You can configure Workload Balancing to accept optimization recommendations automatically (Automation) and turn servers on or off automatically (Power Management).
Workload Balancing lets you configure for it to accept optimization recommendations on your behalf and perform the optimization actions it recommends automatically. You can use this feature, which is known as Automation, to apply any recommendations automatically, including ones to improve performance or power down hosts. However, to power down hosts as virtual-machines usage drops, you must configure automation, power management, and Maximum Density mode.
By default, Workload Balancing does not accept optimizations automatically. You must enable Automation if you want Workload Balancing to accept recommendations automatically. If you do not, Workload Balancing still prompts you to accept recommendations manually.
Workload Balancing will not automatically apply recommendations to hosts or virtual machines if the recommendations conflict with High Availability settings. If a pool will become overcommitted by applying Workload Balancing optimization recommendations, XenCenter will prompt you whether or not you want to continue applying the recommendation. When Automation is enabled, Workload Balancing will not apply any power-management recommendations that exceed the number of host failures to tolerate in the High Availability plan.
It is possible to tweak how Workload Balancing applies recommendations in automated mode. For information, see Advanced Settings.
The term power management refers to the ability to the turn the power on or off for physical hosts. In a Workload Balancing context, this term refers to powering hosts in a pool on or off based on the pool's total workload.
When enabled and the pool is in Maximum Density mode, if Workload Balancing detects unused resources, it recommends powering off hosts until it eliminates all excess capacity in the pool. If Workload Balancing detects there is not sufficient host capacity in the pool to turn off servers, it recommends leaving the servers on until the pool's workload decreases enough to power off servers. When you configure Workload Balancing to power off extra servers automatically, it applies these recommendations automatically and, consequently, behaves in the same way.

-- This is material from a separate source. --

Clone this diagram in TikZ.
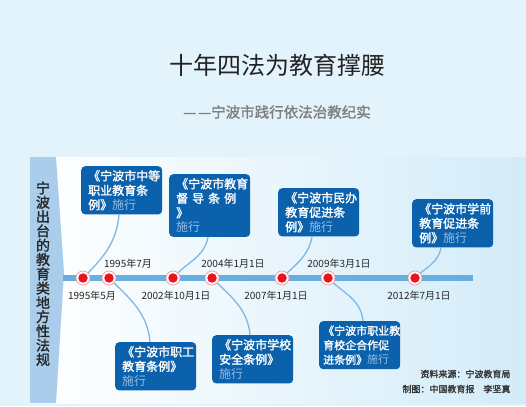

When a host is set to participate in Power Management, Workload Balancing makes power-on/off recommendations as needed. If you turn on the option to apply Power Management recommendations automatically, you do so at the pool level. However, you can specify which hosts from the pool you want to participate in Power Management.
When Workload Balancing fills the pool master, it does so assuming artificially low (internal) thresholds for the master. Workload Balancing uses these low thresholds as a buffer to prevent the pool master from being overloaded.
Workload Balancing fills hosts in this order to encourage density.
This illustration shows how, when consolidating VMs on hosts in Maximum Density mode, XenServer attempts to fill the pool master first, the most loaded server second, and the least loaded server third.
If Workload Balancing detects a performance issue while the pool is in Maximum Density mode, it attempts to address the issue by recommending migrating workloads among the powered-on hosts. If Workload Balancing cannot resolve the issue using this method, it attempts to power-on a host. (Workload Balancing determines which host(s) to power-on by applying the same criteria it would if the optimization mode was set to Maximum Performance.)
When Workload Balancing is running in Maximum Performance mode, Workload Balancing recommends powering on hosts until the resource utilization on all hosts in the pool falls below the High threshold.
Place Different Types of Workloads in Separate Pools. If you have an environment with distinct types of workloads (for example, user applications versus domain controllers) or types of applications that perform better with certain types of hardware, consider if you need to locate the virtual machines hosting these workloads in different pools.
Because power management and VM consolidation are managed at the pool level, you should design pools so they contain workloads that you want consolidated at the same rate, factoring in considerations such as those discussed in the Advanced Settings topic.